* **Problem details**: Scan the lines below for the string "document" and copy every one that has it.

* **Information shown**:
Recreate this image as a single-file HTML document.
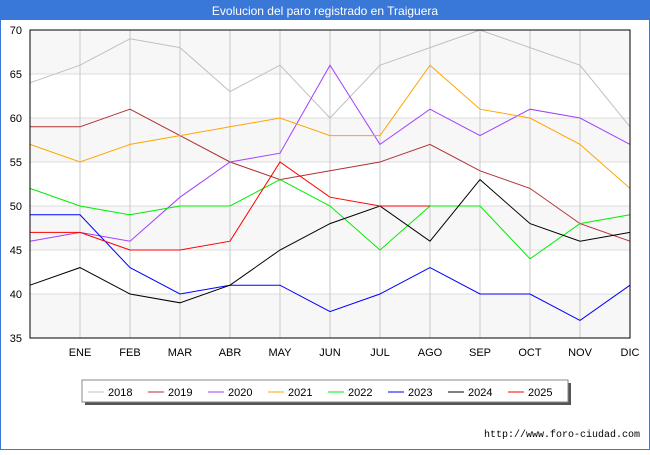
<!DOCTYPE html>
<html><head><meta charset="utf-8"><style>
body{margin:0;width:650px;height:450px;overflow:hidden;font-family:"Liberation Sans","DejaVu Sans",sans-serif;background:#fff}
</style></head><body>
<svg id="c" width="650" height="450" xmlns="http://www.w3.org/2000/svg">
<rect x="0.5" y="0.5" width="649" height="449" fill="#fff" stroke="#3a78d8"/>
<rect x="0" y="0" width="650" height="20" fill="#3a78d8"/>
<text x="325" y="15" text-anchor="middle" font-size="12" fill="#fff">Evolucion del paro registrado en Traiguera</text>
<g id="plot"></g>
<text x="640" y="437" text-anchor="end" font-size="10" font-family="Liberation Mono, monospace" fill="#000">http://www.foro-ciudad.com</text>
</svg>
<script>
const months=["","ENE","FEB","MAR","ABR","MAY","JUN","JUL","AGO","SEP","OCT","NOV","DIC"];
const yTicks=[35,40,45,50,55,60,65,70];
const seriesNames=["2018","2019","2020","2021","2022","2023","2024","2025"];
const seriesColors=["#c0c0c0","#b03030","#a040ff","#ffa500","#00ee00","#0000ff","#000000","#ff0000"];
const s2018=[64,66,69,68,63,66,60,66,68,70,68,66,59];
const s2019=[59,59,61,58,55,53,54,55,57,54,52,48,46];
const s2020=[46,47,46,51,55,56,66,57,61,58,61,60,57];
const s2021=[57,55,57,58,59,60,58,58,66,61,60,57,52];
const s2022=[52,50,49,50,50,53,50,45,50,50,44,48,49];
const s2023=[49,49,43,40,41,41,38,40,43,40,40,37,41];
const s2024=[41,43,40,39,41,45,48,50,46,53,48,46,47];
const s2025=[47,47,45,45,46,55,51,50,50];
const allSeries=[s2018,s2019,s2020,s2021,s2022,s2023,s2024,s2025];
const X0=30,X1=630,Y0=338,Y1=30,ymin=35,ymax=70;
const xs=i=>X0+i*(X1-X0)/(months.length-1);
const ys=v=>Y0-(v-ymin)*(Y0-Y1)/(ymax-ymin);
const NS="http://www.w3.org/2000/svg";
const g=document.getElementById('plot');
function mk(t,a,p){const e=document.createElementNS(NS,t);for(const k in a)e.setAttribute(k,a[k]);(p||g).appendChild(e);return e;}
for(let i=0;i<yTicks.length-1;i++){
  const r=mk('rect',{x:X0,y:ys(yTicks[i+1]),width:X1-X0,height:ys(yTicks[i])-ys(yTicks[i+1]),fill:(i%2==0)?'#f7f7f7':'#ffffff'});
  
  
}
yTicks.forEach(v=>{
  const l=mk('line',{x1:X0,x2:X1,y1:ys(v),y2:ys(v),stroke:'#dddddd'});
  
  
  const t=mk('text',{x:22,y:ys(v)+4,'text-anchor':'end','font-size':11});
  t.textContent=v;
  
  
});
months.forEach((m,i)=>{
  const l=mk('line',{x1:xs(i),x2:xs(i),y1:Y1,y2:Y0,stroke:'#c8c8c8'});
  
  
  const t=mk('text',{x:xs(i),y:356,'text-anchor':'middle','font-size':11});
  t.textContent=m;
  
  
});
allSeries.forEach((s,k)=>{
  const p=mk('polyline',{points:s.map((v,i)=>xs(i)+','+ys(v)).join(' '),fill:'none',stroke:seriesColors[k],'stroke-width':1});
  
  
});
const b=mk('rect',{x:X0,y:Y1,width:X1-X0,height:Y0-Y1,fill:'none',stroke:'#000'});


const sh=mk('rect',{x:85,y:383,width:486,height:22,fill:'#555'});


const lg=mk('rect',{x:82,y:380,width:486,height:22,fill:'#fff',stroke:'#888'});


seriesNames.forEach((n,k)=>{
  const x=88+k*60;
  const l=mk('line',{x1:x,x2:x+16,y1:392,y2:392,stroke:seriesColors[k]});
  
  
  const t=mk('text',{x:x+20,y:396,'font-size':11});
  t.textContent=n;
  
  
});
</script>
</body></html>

* **Completed task**:
Recreate this image as a single-file HTML document.
const g=document.getElementById('plot');
function mk(t,a,p){const e=document.createElementNS(NS,t);for(const k in a)e.setAttribute(k,a[k]);(p||g).appendChild(e);return e;}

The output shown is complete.